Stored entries

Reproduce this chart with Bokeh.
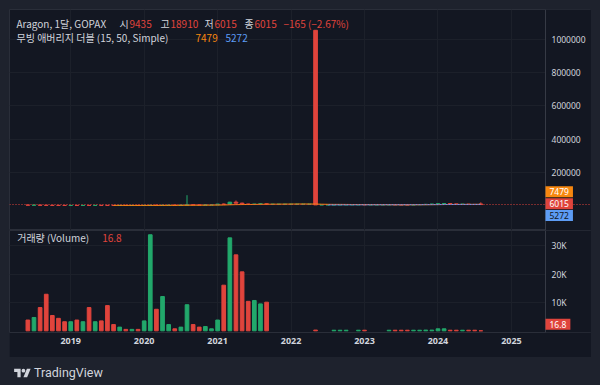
import numpy as np
import pandas as pd
from bokeh.plotting import figure
from bokeh.layouts import column
from bokeh.models import (Range1d, FixedTicker, LinearAxis, Label, Span, Div, Grid, BoxAnnotation,
                          ColumnDataSource, BasicTickFormatter, GlobalInlineStyleSheet)
from bokeh.embed import file_html
from bokeh.resources import INLINE

# ---------------- data ----------------
months = [str(p) for p in pd.period_range("2018-06", "2024-08", freq="M")]
opens = [2600, 2000, 2300, 1300, 800, 650, 400,
         300, 450, 380, 550, 420, 650, 620, 520, 480, 550, 480, 520,
         420, 650, 1800, 1000, 1700, 1800, 1600, 2500, 4500, 3500, 2800, 3800,
         4000, 8500, 6500, 20000, 14000, 9000, 7000, 8500, 10000, 7500, 7500, 7500,
         7500, 7500, 7500, 7500, 1054000, 3500, 3800, 4000, 4300, 4500, 4600, 4600,
         4650, 4450, 4450, 4450, 4450, 4900, 4200, 3900, 3600, 4800, 5800, 7200,
         8500, 10500, 11500, 9500, 7200, 8000, 6500, 9435]
highs = [3000, 2600, 2400, 1500, 900, 700, 450,
         500, 500, 600, 1300, 700, 900, 1000, 560, 600, 560, 600, 530,
         700, 2000, 1900, 1800, 2000, 2000, 3000, 62000, 5000, 3600, 4000, 4200,
         9000, 12000, 22000, 30000, 17000, 10000, 9000, 11000, 10500, 7500, 7500, 7500,
         7500, 7500, 7500, 7500, 1054000, 4000, 4200, 4500, 4600, 4800, 4600, 4700,
         4700, 4450, 4450, 4450, 5000, 5000, 4300, 4000, 5000, 6000, 7500, 9000,
         11000, 12000, 12500, 9800, 8500, 8200, 7000, 18910]
lows = [1900, 1800, 1200, 700, 600, 350, 250,
        280, 350, 370, 400, 400, 600, 500, 450, 470, 450, 470, 400,
        400, 640, 700, 950, 1600, 1500, 1550, 2400, 3000, 2500, 2600, 3300,
        3800, 6000, 6000, 12000, 7000, 6000, 5500, 8000, 7000, 7500, 7500, 7500,
        7500, 7500, 7500, 7500, 3000, 3000, 3500, 3800, 4200, 4400, 4600, 4500,
        4400, 4450, 4450, 4450, 4400, 4000, 3800, 3500, 3500, 4700, 5700, 7000,
        8000, 10000, 9000, 7000, 7000, 6000, 6000, 6015]
closes = [2000, 2300, 1300, 800, 650, 400, 300,
          450, 380, 550, 420, 650, 620, 520, 480, 550, 480, 520, 420,
          650, 1800, 1000, 1700, 1800, 1600, 2500, 4500, 3500, 2800, 3800, 4000,
          8500, 6500, 20000, 14000, 9000, 7000, 8500, 10000, 7500, 7500, 7500, 7500,
          7500, 7500, 7500, 7500, 3500, 3800, 4000, 4300, 4500, 4600, 4600, 4650,
          4450, 4450, 4450, 4450, 4900, 4200, 3900, 3600, 4800, 5800, 7200, 8500,
          10500, 11500, 9500, 7200, 8000, 6500, 6180, 6015]
volumes = [3800, 4700, 8200, 12900, 5400, 4400, 3200,
           3200, 3800, 3200, 8200, 3200, 3500, 8900, 2200, 1300, 500, 500, 500,
           3500, 33900, 7600, 12100, 2200, 700, 1300, 9200, 2200, 1300, 1500, 700,
           3800, 16100, 32800, 26800, 20800, 10400, 10700, 9500, 10100, 0, 0, 0,
           0, 0, 0, 0, 250, 0, 0, 200, 200, 200, 0, 200,
           200, 0, 0, 0, 200, 200, 200, 200, 200, 200, 250, 250,
           700, 700, 200, 200, 200, 200, 200, 16.8]

year_labels = ["2019", "2020", "2021", "2022", "2023", "2024", "2025"]
price_ticks = [200000, 400000, 600000, 800000, 1000000]
vol_ticks = [10000, 20000, 30000]
vol_tick_labels = ["10K", "20K", "30K"]

symbol_text = "Aragon, 1달, GOPAX"
ohlc_names = ["시", "고", "저", "종"]
ohlc_values = ["9435", "18910", "6015", "6015"]
change_text = "−165 (−2.67%)"
ma_title = "무빙 애버리지 더블 (15, 50, Simple)"
ma_values = ["7479", "5272"]
vol_title = "거래량 (Volume)"
vol_value = "16.8"

# ---------------- styling ----------------
BG = "#131722"
OUTER = "#1e222d"
BORDER = "#2a2e39"
SEP = "#363a45"
GRID = "#1c202a"
TXT = "#d1d4dc"
RED = "#e0443c"
GREEN = "#22a86b"
ORANGE = "#f7870f"
BLUE = "#5d9cf5"
KR = "Noto Sans CJK KR"

per = pd.PeriodIndex(months, freq="M")
mx = (per.year - 2019) * 12 + (per.month - 1)
o = np.array(opens, float); c = np.array(closes, float)
up = c >= o
colors = [GREEN if u else RED for u in up]
sma15 = pd.Series(c).rolling(15).mean()
sma50 = pd.Series(c).rolling(50).mean()
vol = np.array(volumes, float)
vol_top = np.where(vol > 0, vol, np.nan)

src = ColumnDataSource(dict(x=mx, o=o, h=highs, l=lows, c=c,
                            top=np.maximum(o, c), bot=np.minimum(o, c),
                            vol=vol_top, col=colors,
                            ma15=sma15, ma50=sma50))

year_ticks = [(int(y) - 2019) * 12 for y in year_labels]
SCALE_X = 77.57          # month position of the price-scale edge
xr = Range1d(-10.0, 85.08)

common = dict(frame_width=582, x_range=xr, output_backend="svg", toolbar_location=None,
              min_border_left=0, min_border_right=0, background_fill_color=BG,
              border_fill_color=BG, outline_line_color=BORDER,
              x_axis_location=None, y_axis_location=None)


def add_grids(fig, yticks):
    for g in list(fig.grid):
        g.visible = False
    fig.add_layout(Grid(dimension=0, ticker=FixedTicker(ticks=year_ticks), grid_line_color=GRID))
    fig.add_layout(Grid(dimension=1, ticker=FixedTicker(ticks=yticks), grid_line_color=GRID))
    fig.add_layout(BoxAnnotation(left=SCALE_X, fill_color=BG, fill_alpha=1.0,
                                 line_color=None, level="underlay"))


def scale_axis(fig, ticks, **kw):
    ax = LinearAxis(ticker=FixedTicker(ticks=ticks), fixed_location=SCALE_X,
                    major_tick_line_color=None, minor_tick_line_color=None,
                    major_tick_out=0, major_tick_in=0,
                    axis_line_color=SEP, major_label_text_color=TXT,
                    major_label_text_font="Noto Sans", major_label_text_font_size="8.5px",
                    major_label_standoff=6, **kw)
    fig.add_layout(ax, "right")


def lab(fig, px, sy, text, color, size="10px"):
    fig.add_layout(Label(x=px - 9, y=sy, x_units="screen", y_units="screen", text=text,
                         text_color=color, text_font=KR, text_font_size=size,
                         text_baseline="middle", text_align="left"))


def tag(fig, sy, text, bg, fg):
    fig.add_layout(Label(x=536, y=sy, x_units="screen", y_units="screen", text=text,
                         text_color=fg, text_font="Noto Sans", text_font_size="8.5px",
                         text_baseline="middle", text_align="left",
                         background_fill_color=bg, padding=(4, 2)))


# ---------------- price pane ----------------
p = figure(frame_height=221, y_range=Range1d(-150400, 1179000),
           min_border_top=0, min_border_bottom=0, **common)
add_grids(p, price_ticks)
scale_axis(p, price_ticks, formatter=BasicTickFormatter(use_scientific=False))

p.segment(x0="x", y0="l", x1="x", y1="h", color="col", line_width=1, source=src)
p.vbar(x="x", top="top", bottom="bot", width=0.6, fill_color="col", line_color="col",
       line_width=1, source=src)
p.line(x="x", y="ma15", color=ORANGE, line_width=1, source=src)
p.line(x="x", y="ma50", color=BLUE, line_width=1, source=src)
p.add_layout(Span(location=closes[-1], dimension="width", line_color=RED,
                  line_dash="1 2", line_width=1))

lab(p, 16, 207, symbol_text, TXT)
for px_n, px_v, n, v in zip([119, 160, 204, 244], [129, 170, 214, 254], ohlc_names, ohlc_values):
    lab(p, px_n, 207, n, TXT)
    lab(p, px_v, 207, v, RED)
lab(p, 283, 207, change_text, RED)
lab(p, 16, 193, ma_title, TXT)
lab(p, 195, 193, ma_values[0], ORANGE)
lab(p, 225, 193, ma_values[1], BLUE)

tag(p, 38.7, ma_values[0], ORANGE, "#ffffff")
tag(p, 26.8, ohlc_values[3], RED, "#ffffff")
tag(p, 15.0, ma_values[1], BLUE, BG)

# ---------------- volume pane ----------------
v = figure(frame_height=102, y_range=Range1d(-600, 35400),
           min_border_top=0, min_border_bottom=25, **common)
add_grids(v, vol_ticks)
scale_axis(v, vol_ticks,
           major_label_overrides={t: s for t, s in zip(vol_ticks, vol_tick_labels)})
xax = LinearAxis(ticker=FixedTicker(ticks=year_ticks),
                 major_label_overrides={t: s for t, s in zip(year_ticks, year_labels)},
                 major_tick_line_color=None, minor_tick_line_color=None,
                 major_tick_out=0, major_tick_in=0,
                 axis_line_color=None, major_label_text_color=TXT,
                 major_label_text_font="Noto Sans", major_label_text_font_size="9px",
                 major_label_text_font_style="bold", major_label_standoff=5)
v.add_layout(xax, "below")

v.vbar(x="x", top="vol", bottom=0, width=0.6, fill_color="col", line_color="col",
       line_width=1, source=src)

lab(v, 16.7, 94.7, vol_title, TXT)
lab(v, 101.7, 94.7, vol_value, RED)
tag(v, 8.3, vol_value, RED, "#ffffff")

# ---------------- footer ----------------
logo = ('<svg width="17" height="13" viewBox="0 0 36 28" style="margin-right:3px">'
        '<path fill="#d1d4dc" d="M14 22H7V11H0V4h14v18zM28 22h-8l7.5-18h8L28 22z"/>'
        '<circle fill="#d1d4dc" cx="20" cy="8" r="4"/></svg>')
footer = Div(text=('<div style="display:flex;align-items:center;padding-top:3px;'
                   'color:#d1d4dc;font-family:Roboto;font-size:12.5px;line-height:16px;">'
                   + logo + '<span>TradingView</span></div>'),
             width=582, height=28)

layout = column(p, v, footer, margin=(9, 0, 0, 9),
                stylesheets=[GlobalInlineStyleSheet(css="html,body{background:%s;}" % OUTER)])

open("out.html", "w").write(file_html(layout, INLINE))
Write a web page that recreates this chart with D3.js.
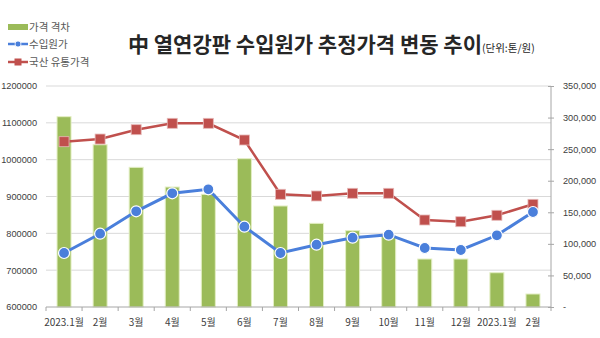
<!DOCTYPE html>
<html><head><meta charset="utf-8">
<script src="https://cdn.jsdelivr.net/npm/d3@7"></script>
<style>body{margin:0;background:#fff;} svg{display:block;font-family:"Noto Sans CJK KR","Noto Sans",sans-serif;}</style>
</head><body><svg id="c" width="600" height="338"></svg>
<script>
const categories = ["2023.1월","2월","3월","4월","5월","6월","7월","8월","9월","10월","11월","12월","2023.1월","2월"];
const importCost = [746600,799000,859800,908700,919600,818000,746600,769100,788100,796300,760200,754800,794700,857900];
const domesticPrice = [1048800,1056000,1081400,1098700,1098700,1053400,906000,901400,908700,908700,836200,831600,849000,878800];
const priceGap = [301400,257000,221200,190000,178500,234900,160000,132500,120900,112400,76000,76000,54300,20600];
const leftTicks = [600000,700000,800000,900000,1000000,1100000,1200000];
const rightTicks = [0,50000,100000,150000,200000,250000,300000,350000];
const seriesNames = ["가격 격차","수입원가","국산 유통가격"];

const svg = d3.select("#c");
const L = 46, R = 551, T = 86, B = 307;
const x = d3.scaleBand().domain(d3.range(categories.length)).range([L, R]);
const yL = d3.scaleLinear().domain([600000,1200000]).range([B, T]);
const yR = d3.scaleLinear().domain([0,350000]).range([B, T]);
const green = "#9BBB59", red = "#C0504D", blue = "#4A7FDB";
const txt = "#404040";
const numFont = "'Liberation Sans',Arial,sans-serif";

// gridlines
svg.append("g").selectAll("line").data(leftTicks.slice(1)).join("line")
  .attr("x1", L).attr("x2", R).attr("y1", d=>yL(d)).attr("y2", d=>yL(d))
  .attr("stroke", "#d9d9d9").attr("stroke-width", 1);

// bars
const bw = 14;
svg.append("g").selectAll("rect").data(priceGap).join("rect")
  .attr("x", (d,i)=>x(i)+x.bandwidth()/2-bw/2).attr("width", bw)
  .attr("y", d=>yR(d)).attr("height", d=>B-yR(d))
  .attr("fill", green).attr("stroke", "#E4EFC4").attr("stroke-width", 1);

// left axis
const gl = svg.append("g").attr("transform", `translate(${L},0)`)
  .call(d3.axisLeft(yL).tickValues(leftTicks).tickFormat(d3.format("d")).tickSize(0).tickPadding(9));
gl.select(".domain").remove();
gl.selectAll("text").attr("fill", txt).style("font-size","9.2px").style("font-family",numFont);

// right axis
const gr = svg.append("g").attr("transform", `translate(${R},0)`)
  .call(d3.axisRight(yR).tickValues(rightTicks).tickFormat(d=>d===0?"-":d3.format(",")(d)).tickSize(4).tickPadding(8));
gr.select(".domain").attr("stroke", "#a6a6a6").attr("d", `M0,${T}V${B}`);
gr.selectAll(".tick line").attr("stroke", "#a6a6a6").attr("x1",-3).attr("x2",3);
gr.selectAll("text").attr("fill", txt).style("font-size","9.2px").style("font-family",numFont);

// x axis
svg.append("line").attr("x1", L).attr("x2", R).attr("y1", B).attr("y2", B).attr("stroke", "#a6a6a6");
svg.append("g").selectAll("line").data(d3.range(categories.length+1)).join("line")
  .attr("x1", i=>L+i*x.bandwidth()).attr("x2", i=>L+i*x.bandwidth())
  .attr("y1", B).attr("y2", B+4).attr("stroke", "#a6a6a6");
svg.append("g").selectAll("text").data(categories).join("text")
  .attr("x", (d,i)=>x(i)+x.bandwidth()/2).attr("y", 326).attr("text-anchor","middle")
  .attr("fill", txt).style("font-size","10px").text(d=>d);

// lines
const lineGen = yS => d3.line().x((d,i)=>x(i)+x.bandwidth()/2).y(d=>yS(d));
svg.append("path").datum(domesticPrice).attr("d", lineGen(yL)).attr("fill","none").attr("stroke", red).attr("stroke-width", 2.5);
svg.append("g").selectAll("rect").data(domesticPrice).join("rect")
  .attr("x",(d,i)=>x(i)+x.bandwidth()/2-5).attr("y", d=>yL(d)-5).attr("width",10).attr("height",10)
  .attr("fill", red).attr("stroke","#E6B8B7").attr("stroke-width",0.8);
svg.append("path").datum(importCost).attr("d", lineGen(yL)).attr("fill","none").attr("stroke", blue).attr("stroke-width", 3);
svg.append("g").selectAll("circle").data(importCost).join("circle")
  .attr("cx",(d,i)=>x(i)+x.bandwidth()/2).attr("cy", d=>yL(d)).attr("r",5.5)
  .attr("fill", blue).attr("stroke","#fff").attr("stroke-width",1.2);

// title
const title = svg.append("text").attr("x", 128).attr("y", 52).attr("fill", "#262626");
title.append("tspan").style("font-size","21px").style("font-weight","bold").text("中 열연강판 수입원가 추정가격 변동 추이");
title.append("tspan").style("font-size","10.5px").attr("dx", 0).text("(단위:톤/원)");

// legend
const lg = svg.append("g");
const ly = [27, 44, 62];
lg.append("rect").attr("x", 8).attr("y", ly[0]-3).attr("width", 20).attr("height", 6).attr("fill", green);
lg.append("line").attr("x1",8).attr("x2",28).attr("y1",ly[1]).attr("y2",ly[1]).attr("stroke",blue).attr("stroke-width",2.5);
lg.append("circle").attr("cx",18).attr("cy",ly[1]).attr("r",3).attr("fill",blue).attr("stroke","#fff").attr("stroke-width",0.8);
lg.append("line").attr("x1",8).attr("x2",28).attr("y1",ly[2]).attr("y2",ly[2]).attr("stroke",red).attr("stroke-width",2.5);
lg.append("rect").attr("x",14.5).attr("y",ly[2]-3.5).attr("width",7).attr("height",7).attr("fill",red);
lg.selectAll("text").data(seriesNames).join("text")
  .attr("x", 29).attr("y", (d,i)=>ly[i]+4).attr("fill", "#595959").style("font-size","10.5px").text(d=>d);
</script></body></html>
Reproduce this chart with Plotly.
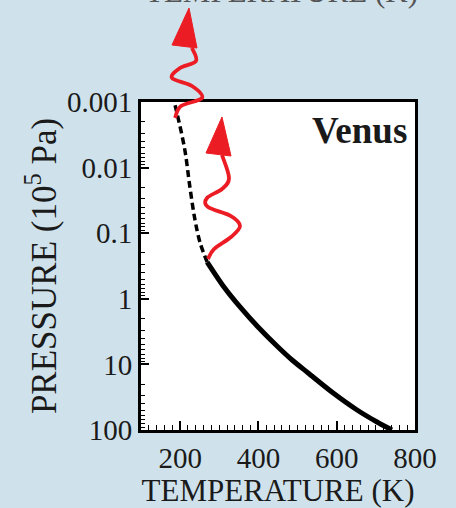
import plotly.graph_objects as go

# ---- data ----
dashed_T = [187, 192, 212, 225, 238, 251, 269]
dashed_P = [0.00112, 0.00148, 0.0054, 0.020, 0.063, 0.14, 0.275]
solid_T = [269, 312, 353, 399, 450, 486, 527, 591, 652, 703, 741]
solid_P = [0.275, 0.66, 1.33, 2.69, 5.43, 8.57, 13.5, 27.3, 49.5, 75.5, 100]

x_tickvals = [200, 400, 600, 800]
y_tickvals = [0.001, 0.01, 0.1, 1, 10, 100]
y_ticktext = ["0.001", "0.01", "0.1", "1", "10", "100"]

# ---- layout geometry ----
W, H = 456, 508
L, R, T, B = 141, 41, 102, 78
PW, PH = W - L - R, H - T - B
BG = "#cfe2ec"

def px2paper(px, py):
    return (px - L) / PW, (H - B - py) / PH

def smooth_path(pts):
    pp = [px2paper(*p) for p in pts]
    d = f"M {pp[0][0]:.4f},{pp[0][1]:.4f}"
    n = len(pp)
    for i in range(n - 1):
        p0 = pp[max(i - 1, 0)]
        p1 = pp[i]
        p2 = pp[i + 1]
        p3 = pp[min(i + 2, n - 1)]
        c1 = (p1[0] + (p2[0] - p0[0]) / 6, p1[1] + (p2[1] - p0[1]) / 6)
        c2 = (p2[0] - (p3[0] - p1[0]) / 6, p2[1] - (p3[1] - p1[1]) / 6)
        d += f" C {c1[0]:.4f},{c1[1]:.4f} {c2[0]:.4f},{c2[1]:.4f} {p2[0]:.4f},{p2[1]:.4f}"
    return d

def tri_path(pts):
    pp = [px2paper(*p) for p in pts]
    return "M " + " L ".join(f"{x:.4f},{y:.4f}" for x, y in pp) + " Z"

RED = "#ec1c24"
arrow1 = [(175, 118), (181, 106), (202, 98), (192, 86), (172, 78), (180, 68), (196, 61), (192, 48)]
head1 = [(189, 8), (172, 45), (197, 48)]
arrow2 = [(208, 259), (214, 249), (231, 237), (240, 226), (231, 216), (208, 207), (207, 198), (222, 189), (229, 178), (222, 155)]
head2 = [(222, 117), (206, 153), (231, 156)]

fig = go.Figure()
fig.add_trace(go.Scatter(x=dashed_T, y=dashed_P, mode="lines",
                         line=dict(color="black", width=3.5, dash="7px,4px", shape="spline"),
                         showlegend=False))
fig.add_trace(go.Scatter(x=solid_T, y=solid_P, mode="lines",
                         line=dict(color="black", width=5, shape="spline", smoothing=0.8),
                         showlegend=False))

shapes = []
for path in (arrow1, arrow2):
    shapes.append(dict(type="path", xref="paper", yref="paper", path=smooth_path(path),
                       line=dict(color=RED, width=3.8), layer="above"))
for hd in (head1, head2):
    shapes.append(dict(type="path", xref="paper", yref="paper", path=tri_path(hd),
                       fillcolor=RED, line=dict(color=RED, width=1), layer="above"))

FONT = "Liberation Serif"
fig.update_layout(
    width=W, height=H,
    margin=dict(l=L, r=R, t=T, b=B, autoexpand=False),
    paper_bgcolor=BG,
    plot_bgcolor="white",
    font=dict(family=FONT, color="#1a1a1a"),
    shapes=shapes,
    xaxis=dict(range=[100, 800], tickvals=x_tickvals, ticks="inside", ticklen=9,
               tickwidth=1.5, tickcolor="black",
               minor=dict(ticks="inside", dtick=20, tick0=0, ticklen=5, tickwidth=1.2, tickcolor="black"),
               showgrid=False, zeroline=False, showline=True, linecolor="black",
               linewidth=3, mirror=True, tickfont=dict(size=29, family=FONT),
               title=dict(text="TEMPERATURE (K)", font=dict(size=31, family=FONT), standoff=9)),
    yaxis=dict(type="log", range=[2, -3], tickvals=y_tickvals, ticktext=y_ticktext,
               ticks="inside", ticklen=8, tickwidth=1.5, tickcolor="black",
               minor=dict(ticks="inside", ticklen=4, tickwidth=1, tickcolor="black", dtick="D1"),
               showgrid=False, zeroline=False, showline=True, linecolor="black",
               linewidth=3, mirror=True, tickfont=dict(size=29, family=FONT),
               title=dict(text="PRESSURE (10<sup>5</sup> Pa)", font=dict(size=35, family=FONT), standoff=0)),
    annotations=[
        dict(text="<b>Venus</b>", xref="paper", yref="paper", x=(409 - L) / PW, y=(H - B - 130) / PH,
             xanchor="right", yanchor="middle", showarrow=False,
             font=dict(size=37, family=FONT, color="#1a1a1a")),
        dict(text="TEMPERATURE (K)", xref="paper", yref="paper", x=(281 - L) / PW, y=(H - B - 11) / PH,
             xanchor="center", yanchor="bottom", showarrow=False,
             font=dict(size=31, family=FONT, color="#555555")),
    ],
)

fig.write_html("out.html", config={"displayModeBar": False},
               post_script=f"document.body.style.margin='0px';document.body.style.background='{BG}';"
                           "document.body.style.overflow='hidden';")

### INSTRUCTION
Give again, exactly as written above, every line from the one holding "Reproduce this chart with Plotly." to the one holding "return (px - L) / PW, (H - B - py) / PH", with both ends kept and the pictures left out.

### TASK RESPONSE
Reproduce this chart with Plotly.
import plotly.graph_objects as go

# ---- data ----
dashed_T = [187, 192, 212, 225, 238, 251, 269]
dashed_P = [0.00112, 0.00148, 0.0054, 0.020, 0.063, 0.14, 0.275]
solid_T = [269, 312, 353, 399, 450, 486, 527, 591, 652, 703, 741]
solid_P = [0.275, 0.66, 1.33, 2.69, 5.43, 8.57, 13.5, 27.3, 49.5, 75.5, 100]

x_tickvals = [200, 400, 600, 800]
y_tickvals = [0.001, 0.01, 0.1, 1, 10, 100]
y_ticktext = ["0.001", "0.01", "0.1", "1", "10", "100"]

# ---- layout geometry ----
W, H = 456, 508
L, R, T, B = 141, 41, 102, 78
PW, PH = W - L - R, H - T - B
BG = "#cfe2ec"

def px2paper(px, py):
    return (px - L) / PW, (H - B - py) / PH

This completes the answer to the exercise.